<<<<

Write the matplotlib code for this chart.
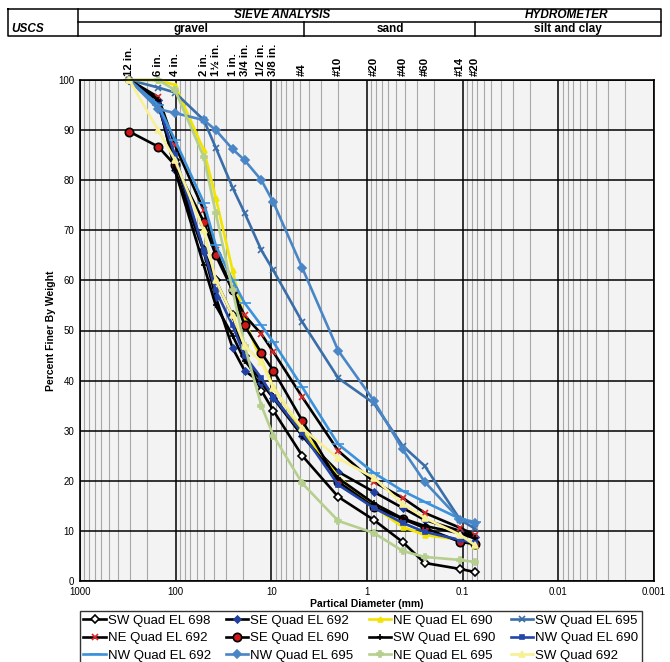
import matplotlib
matplotlib.use('Agg')
import matplotlib.pyplot as plt
from matplotlib.ticker import FixedLocator, NullFormatter

plt.rcParams['font.family'] = ['Liberation Sans', 'DejaVu Sans']

# sieve openings (mm) and their labels across the top
sieve_mm = [304.8, 152.4, 101.6, 50.8, 38.1, 25.4, 19.05, 12.7, 9.525,
            4.75, 2.0, 0.85, 0.425, 0.25, 0.106, 0.075]
sieve_labels = ['12 in.', '6 in.', '4 in.', '2 in.', '1\u00bd in.', '1 in.',
                '3/4 in.', '1/2 in.', '3/8 in.', '#4', '#10', '#20', '#40',
                '#60', '#14', '#20']

# percent finer at each sieve
sw_698 = [100, 95, 84, 66, 60, 53, 45, 38, 34, 25, 16.8, 12.2, 7.8, 3.6, 2.4, 1.8]
se_692 = [100, 96, 82, 65.7, 56.7, 46.5, 42, 39.5, 36.5, 29, 21.8, 17.8, 14.6, 12.2, 10, 8.8]
ne_690 = [100, 100, 99, 86, 76.5, 62, 52, 44, 38.7, 30, 20.8, 14.8, 10.8, 9.2, 8.2, 7]
sw_695 = [100, 98.5, 97.5, 92, 86.5, 78.5, 73.5, 66, 62, 51.7, 40.5, 35.5, 27, 23, 12.2, 10.5]
ne_692 = [100, 96.6, 87, 74, 66, 58, 53, 49.3, 45.7, 36.7, 26, 19.8, 16.6, 13.6, 10.6, 9.2]
se_690 = [89.7, 86.7, 83, 71.7, 65, 58, 51, 45.5, 42, 32, 19.8, 14.8, 12.4, 10.6, 7.8, 7.4]
sw_690 = [100, 96, 82, 63, 55, 49, 44, 40, 37, 29, 20.5, 15.5, 12.5, 11, 9.5, 8.5]
nw_690 = [100, 95, 85, 66, 58, 51, 45, 40.5, 36.7, 29.5, 19.2, 14.6, 11.6, 9.8, 8.2, 7.6]
nw_692 = [100, 95, 88, 75.5, 67, 60, 55.5, 51, 47.7, 38.7, 27.3, 21.6, 18, 15.8, 12.4, 11.8]
nw_695 = [100, 94.2, 93.4, 92, 90, 86.2, 84, 80, 75.6, 62.5, 46, 36, 26.3, 19.8, 12.2, 11.5]
ne_695 = [100, 100, 98, 84.6, 73.4, 58, 47, 35, 29, 19.5, 12, 9.6, 6, 4.8, 4.2, 3.8]
sw_692 = [100, 90, 84, 70, 60, 53, 47, 43.7, 38.5, 30.5, 24.5, 20.6, 15.4, 12.6, 9.2, 7.2]

# (label, values, line colour, marker, marker face, marker edge, marker size)
curves = [
    ('SW Quad EL 698', sw_698, 'black', 'D', 'white', 'black', 4.5),
    ('SE Quad EL 692', se_692, 'black', 'D', '#2040a0', '#2040a0', 3.5),
    ('NE Quad EL 690', ne_690, '#f2e400', '^', '#f2e400', '#f2e400', 3.5),
    ('SW Quad EL 695', sw_695, '#3a6ea8', 'x', '#3a6ea8', '#3a6ea8', 4),
    ('NE Quad EL 692', ne_692, 'black', 'x', '#e02828', '#e02828', 5),
    ('SE Quad EL 690', se_690, 'black', 'o', '#d01818', 'black', 6),
    ('SW Quad EL 690', sw_690, 'black', '+', 'black', 'black', 5),
    ('NW Quad EL 690', nw_690, '#2446a8', 's', '#2446a8', '#2446a8', 2.5),
    ('NW Quad EL 692', nw_692, '#3b92da', '_', '#3b92da', '#3b92da', 8),
    ('NW Quad EL 695', nw_695, '#4a86c6', 'D', '#4a86c6', '#4a86c6', 4),
    ('NE Quad EL 695', ne_695, '#b6cf8e', 'P', '#b6cf8e', '#b6cf8e', 4),
    ('SW Quad 692', sw_692, '#f7f095', '^', '#f7f095', '#f7f095', 4),
]

fig = plt.figure(figsize=(6.7, 6.62), dpi=100)
ax = fig.add_axes([80 / 670, 1 - 581 / 662, 574 / 670, 501 / 662])
ax.set_facecolor('#f3f3f3')
ax.set_xscale('log')
ax.set_xlim(1000, 0.001)
ax.set_ylim(0, 100)

ax.xaxis.set_major_locator(FixedLocator([1000, 100, 10, 1, 0.1, 0.01, 0.001]))
ax.set_xticklabels(['1000', '100', '10', '1', '0.1', '0.01', '0.001'], fontsize=7)
minor = [m * 10.0 ** e for e in range(-3, 3) for m in range(2, 10)]
ax.xaxis.set_minor_locator(FixedLocator(minor))
ax.xaxis.set_minor_formatter(NullFormatter())
ax.set_yticks(range(0, 101, 10))
ax.set_yticklabels([str(v) for v in range(0, 101, 10)], fontsize=7)
ax.tick_params(which='both', length=0, pad=4)
ax.grid(which='major', color='black', lw=1.1)
ax.grid(which='minor', axis='x', color='#a8a8a8', lw=0.8)
ax.set_axisbelow(True)
for s in ax.spines.values():
    s.set_linewidth(1.2)

ax.set_xlabel('Partical Diameter (mm)', fontsize=7.5, fontweight='bold', labelpad=2)
ax.set_ylabel('Percent Finer By Weight', fontsize=7.5, fontweight='bold', labelpad=2)

handles = []
for lab, vals, col, mk, mfc, mec, ms in curves:
    h, = ax.plot(sieve_mm, vals, color=col, lw=1.9, marker=mk, mfc=mfc, mec=mec,
                 ms=ms, mew=1.2, label=lab, clip_on=False)
    handles.append(h)

trans = ax.get_xaxis_transform()
for d, lab in zip(sieve_mm, sieve_labels):
    ax.text(d, 1.008, lab, transform=trans, rotation=90, ha='center', va='bottom',
            fontsize=8.2, fontweight='bold')

# header table in pixel coordinates
hdr = fig.add_axes([0, 0, 1, 1])
hdr.set_xlim(0, 670)
hdr.set_ylim(662, 0)
hdr.axis('off')
x0, x1, xc = 8, 661, 78
y0, ym, y1 = 9, 22, 36
hdr.plot([x0, x1, x1, x0, x0], [y0, y0, y1, y1, y0], color='black', lw=1.1)
hdr.plot([xc, xc], [y0, y1], color='black', lw=1.1)
hdr.plot([xc, x1], [ym, ym], color='black', lw=1.1)
hdr.plot([304, 304], [ym, y1], color='black', lw=1.1)
hdr.plot([475, 475], [ym, y1], color='black', lw=1.1)
hdr.text(11, 29, 'USCS', fontsize=8.5, fontweight='bold', style='italic', va='center')
hdr.text(282, 15.5, 'SIEVE ANALYSIS', fontsize=8.5, fontweight='bold', style='italic',
         ha='center', va='center')
hdr.text(567, 15.5, 'HYDROMETER', fontsize=8.5, fontweight='bold', style='italic',
         ha='center', va='center')
hdr.text(191, 29, 'gravel', fontsize=8.5, fontweight='bold', ha='center', va='center')
hdr.text(390, 29, 'sand', fontsize=8.5, fontweight='bold', ha='center', va='center')
hdr.text(568, 29, 'silt and clay', fontsize=8.5, fontweight='bold', ha='center', va='center')

order = [0, 4, 8, 1, 5, 9, 2, 6, 10, 3, 7, 11]
leg = fig.legend([handles[i] for i in order], [curves[i][0] for i in order],
                 ncol=4, loc='upper left', bbox_to_anchor=(80 / 670, 1 - 611 / 662),
                 frameon=True, fancybox=False, edgecolor='black', fontsize=9.5,
                 handlelength=1.7, handletextpad=0.15, columnspacing=1.15,
                 labelspacing=0.42, borderpad=0.25, borderaxespad=0)
leg.get_frame().set_linewidth(1.0)

fig.savefig('out.png', dpi=100)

>>>>

- _Task requirements_
Restate the material word for word from its first line through the line containing "12.6, 9.2, 7.2]", both included; the pictures do not belong in it.

- _Worked solution_
Write the matplotlib code for this chart.
import matplotlib
matplotlib.use('Agg')
import matplotlib.pyplot as plt
from matplotlib.ticker import FixedLocator, NullFormatter

plt.rcParams['font.family'] = ['Liberation Sans', 'DejaVu Sans']

# sieve openings (mm) and their labels across the top
sieve_mm = [304.8, 152.4, 101.6, 50.8, 38.1, 25.4, 19.05, 12.7, 9.525,
            4.75, 2.0, 0.85, 0.425, 0.25, 0.106, 0.075]
sieve_labels = ['12 in.', '6 in.', '4 in.', '2 in.', '1\u00bd in.', '1 in.',
                '3/4 in.', '1/2 in.', '3/8 in.', '#4', '#10', '#20', '#40',
                '#60', '#14', '#20']

# percent finer at each sieve
sw_698 = [100, 95, 84, 66, 60, 53, 45, 38, 34, 25, 16.8, 12.2, 7.8, 3.6, 2.4, 1.8]
se_692 = [100, 96, 82, 65.7, 56.7, 46.5, 42, 39.5, 36.5, 29, 21.8, 17.8, 14.6, 12.2, 10, 8.8]
ne_690 = [100, 100, 99, 86, 76.5, 62, 52, 44, 38.7, 30, 20.8, 14.8, 10.8, 9.2, 8.2, 7]
sw_695 = [100, 98.5, 97.5, 92, 86.5, 78.5, 73.5, 66, 62, 51.7, 40.5, 35.5, 27, 23, 12.2, 10.5]
ne_692 = [100, 96.6, 87, 74, 66, 58, 53, 49.3, 45.7, 36.7, 26, 19.8, 16.6, 13.6, 10.6, 9.2]
se_690 = [89.7, 86.7, 83, 71.7, 65, 58, 51, 45.5, 42, 32, 19.8, 14.8, 12.4, 10.6, 7.8, 7.4]
sw_690 = [100, 96, 82, 63, 55, 49, 44, 40, 37, 29, 20.5, 15.5, 12.5, 11, 9.5, 8.5]
nw_690 = [100, 95, 85, 66, 58, 51, 45, 40.5, 36.7, 29.5, 19.2, 14.6, 11.6, 9.8, 8.2, 7.6]
nw_692 = [100, 95, 88, 75.5, 67, 60, 55.5, 51, 47.7, 38.7, 27.3, 21.6, 18, 15.8, 12.4, 11.8]
nw_695 = [100, 94.2, 93.4, 92, 90, 86.2, 84, 80, 75.6, 62.5, 46, 36, 26.3, 19.8, 12.2, 11.5]
ne_695 = [100, 100, 98, 84.6, 73.4, 58, 47, 35, 29, 19.5, 12, 9.6, 6, 4.8, 4.2, 3.8]
sw_692 = [100, 90, 84, 70, 60, 53, 47, 43.7, 38.5, 30.5, 24.5, 20.6, 15.4, 12.6, 9.2, 7.2]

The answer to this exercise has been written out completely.